▶ _Your task_
Within the records below, reproduce without change the lines from the line that has "The picture is" through the line that has "from matplotlib.patches import Rectangle", and only those.

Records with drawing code
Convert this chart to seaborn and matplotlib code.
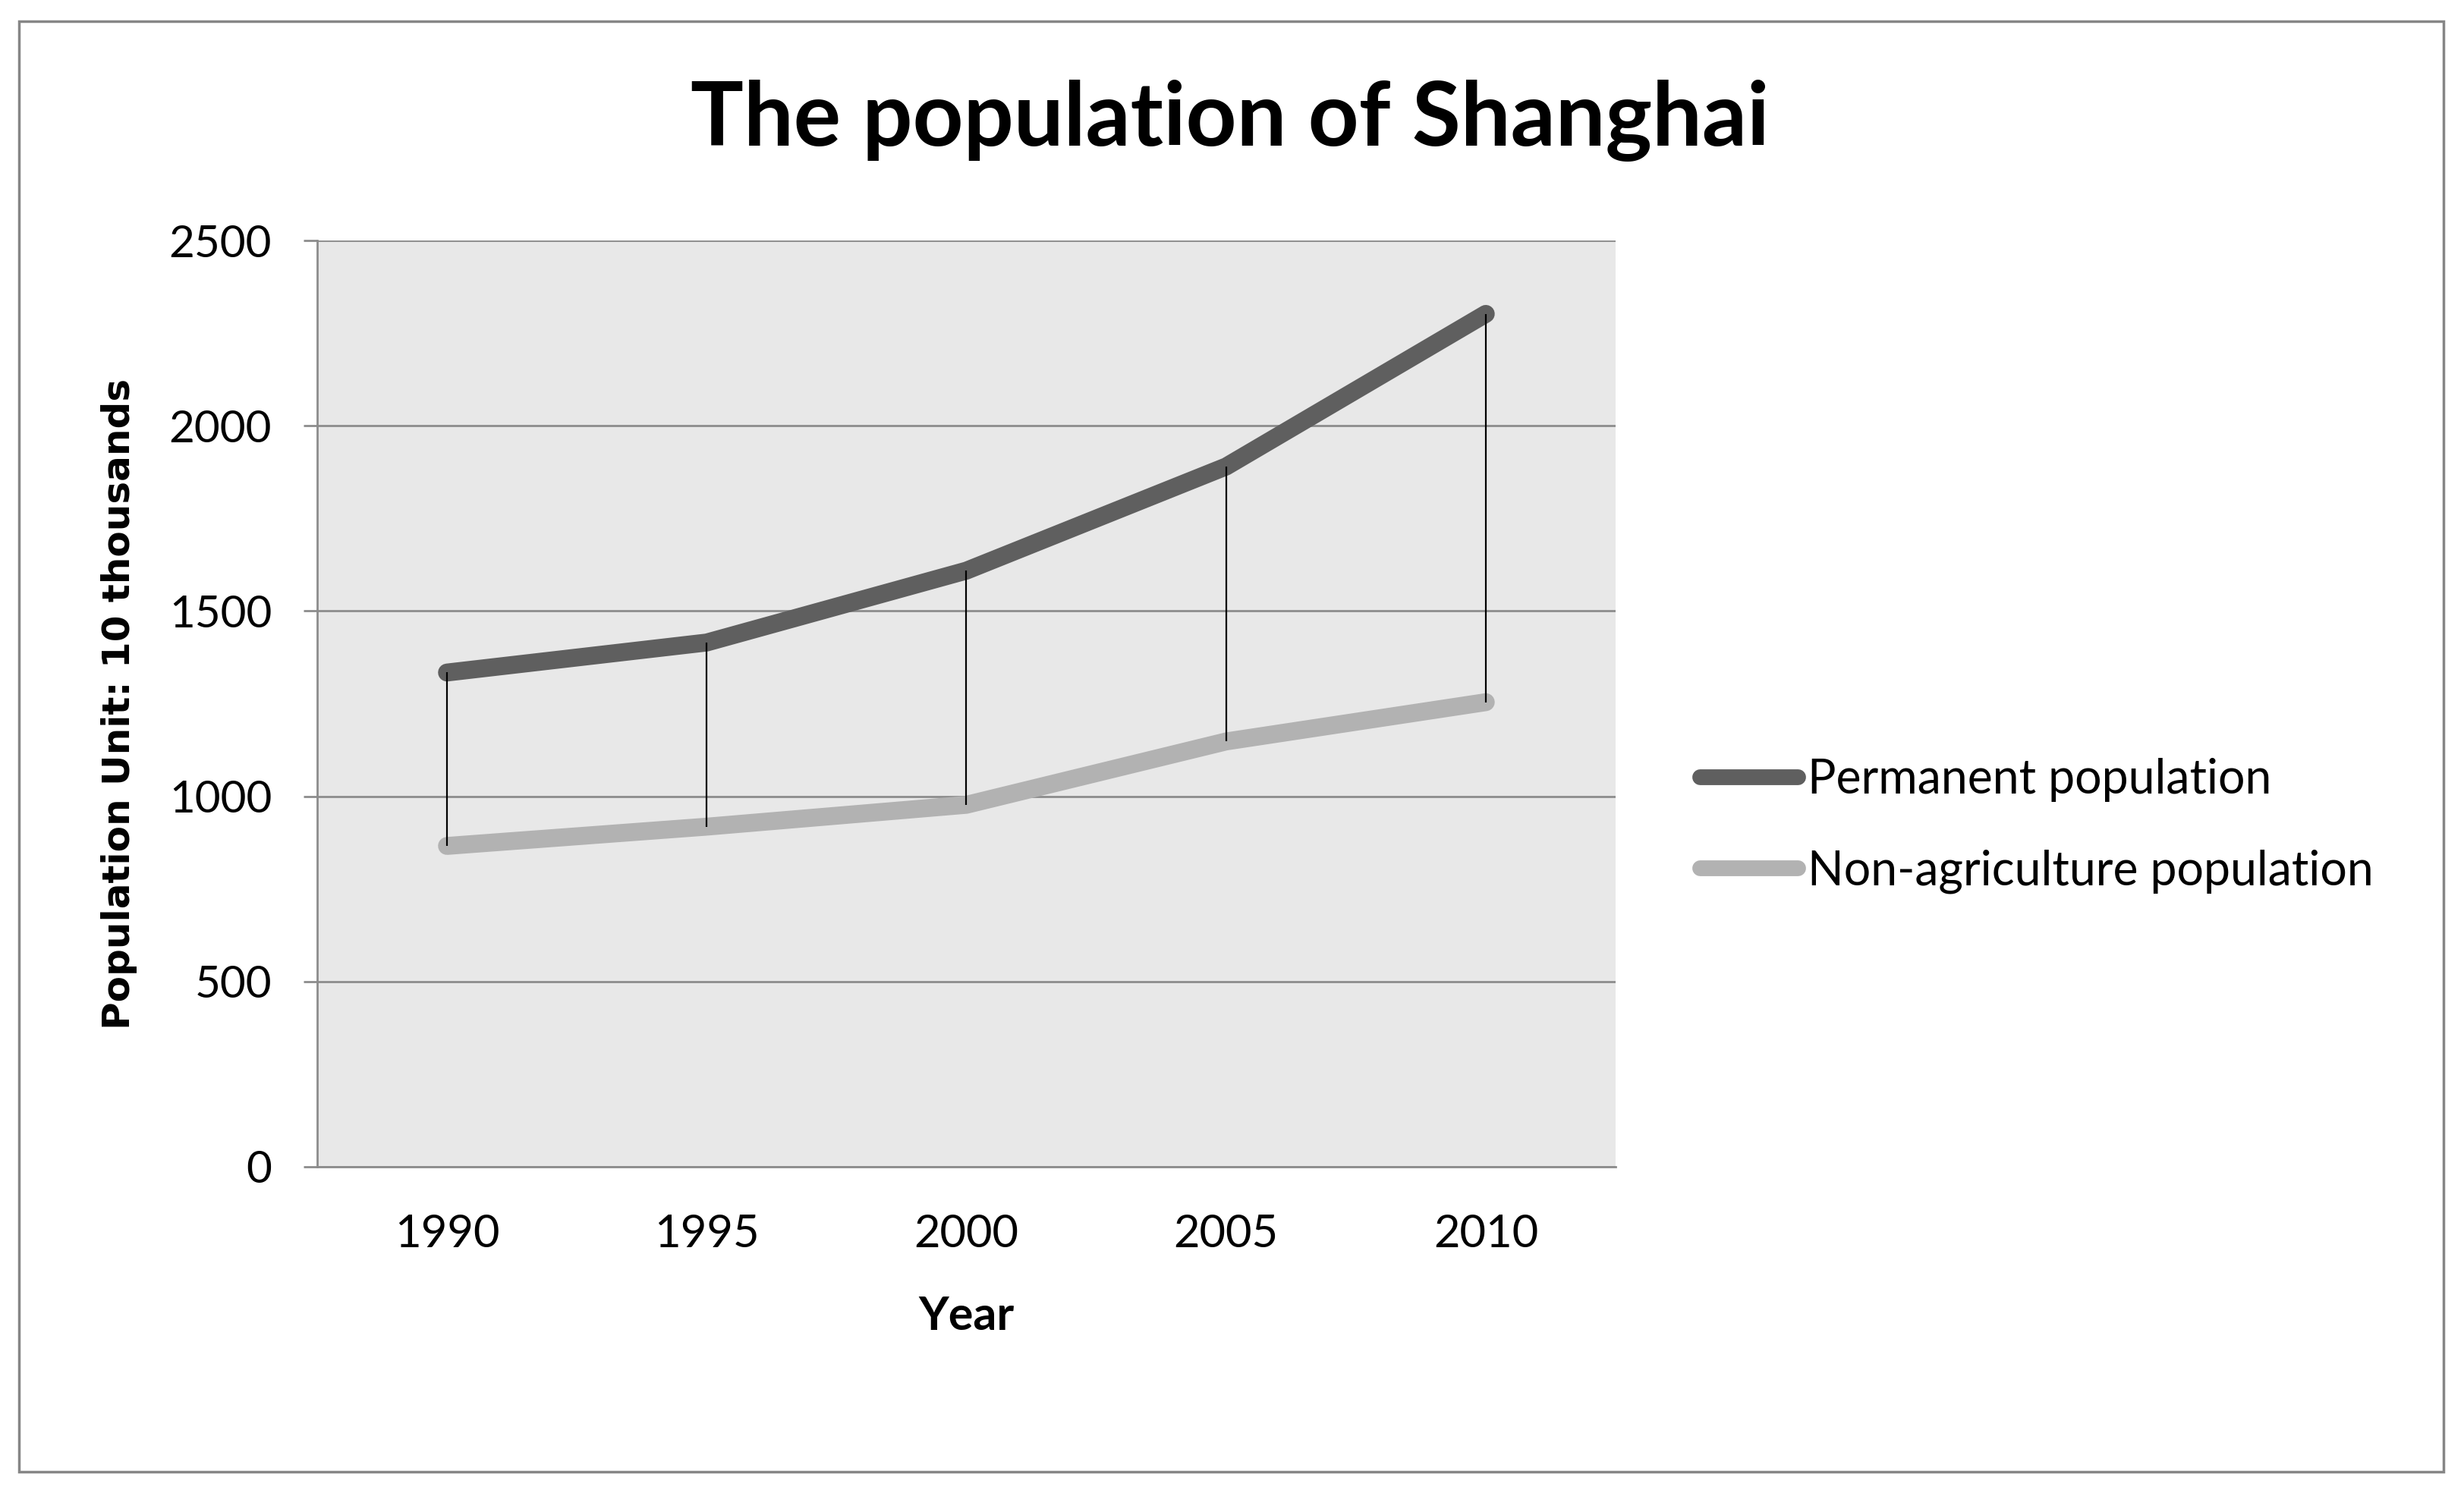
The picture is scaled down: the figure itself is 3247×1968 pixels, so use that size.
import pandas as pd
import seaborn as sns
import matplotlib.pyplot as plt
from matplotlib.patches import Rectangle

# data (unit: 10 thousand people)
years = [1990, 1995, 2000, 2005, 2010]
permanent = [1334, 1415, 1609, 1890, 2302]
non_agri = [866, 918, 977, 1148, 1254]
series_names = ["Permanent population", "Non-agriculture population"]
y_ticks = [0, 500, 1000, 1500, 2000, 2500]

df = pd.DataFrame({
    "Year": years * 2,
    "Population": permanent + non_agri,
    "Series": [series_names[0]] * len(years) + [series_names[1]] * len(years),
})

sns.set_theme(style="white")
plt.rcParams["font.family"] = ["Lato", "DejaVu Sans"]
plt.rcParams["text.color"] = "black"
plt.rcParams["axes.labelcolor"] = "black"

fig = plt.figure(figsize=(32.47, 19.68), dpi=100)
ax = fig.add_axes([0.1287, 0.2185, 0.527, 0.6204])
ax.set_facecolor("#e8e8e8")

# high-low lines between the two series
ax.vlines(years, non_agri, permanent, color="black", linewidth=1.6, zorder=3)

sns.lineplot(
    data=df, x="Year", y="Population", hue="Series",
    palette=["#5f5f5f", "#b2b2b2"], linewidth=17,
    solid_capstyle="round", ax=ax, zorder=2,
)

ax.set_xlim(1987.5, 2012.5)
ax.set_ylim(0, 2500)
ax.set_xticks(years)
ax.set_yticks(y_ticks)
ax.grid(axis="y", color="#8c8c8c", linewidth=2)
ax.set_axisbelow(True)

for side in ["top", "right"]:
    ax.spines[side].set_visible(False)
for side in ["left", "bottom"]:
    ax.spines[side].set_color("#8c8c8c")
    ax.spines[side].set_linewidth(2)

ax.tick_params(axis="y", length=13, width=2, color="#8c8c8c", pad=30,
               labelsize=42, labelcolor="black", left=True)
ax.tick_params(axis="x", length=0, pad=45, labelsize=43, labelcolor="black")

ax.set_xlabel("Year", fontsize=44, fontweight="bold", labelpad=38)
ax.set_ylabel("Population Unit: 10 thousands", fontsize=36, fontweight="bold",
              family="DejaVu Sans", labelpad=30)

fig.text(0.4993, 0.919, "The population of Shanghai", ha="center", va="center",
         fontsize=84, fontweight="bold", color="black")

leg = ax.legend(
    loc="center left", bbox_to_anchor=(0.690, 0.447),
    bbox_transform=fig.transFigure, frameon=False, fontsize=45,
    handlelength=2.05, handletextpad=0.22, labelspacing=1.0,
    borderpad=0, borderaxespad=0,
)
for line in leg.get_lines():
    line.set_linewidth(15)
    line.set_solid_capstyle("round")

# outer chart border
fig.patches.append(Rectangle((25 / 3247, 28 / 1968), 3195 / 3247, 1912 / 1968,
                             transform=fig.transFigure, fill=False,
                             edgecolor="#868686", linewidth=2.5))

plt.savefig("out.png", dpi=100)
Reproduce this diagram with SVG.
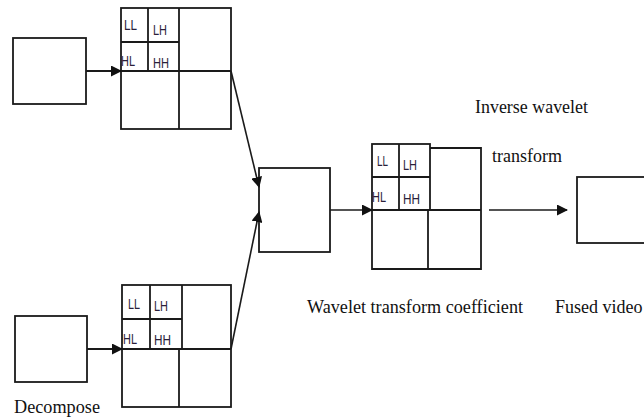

▶ _Output below_
The picture is scaled down: the figure itself is 3247×1968 pixels, so use that size.
import pandas as pd
import seaborn as sns
import matplotlib.pyplot as plt
from matplotlib.patches import Rectangle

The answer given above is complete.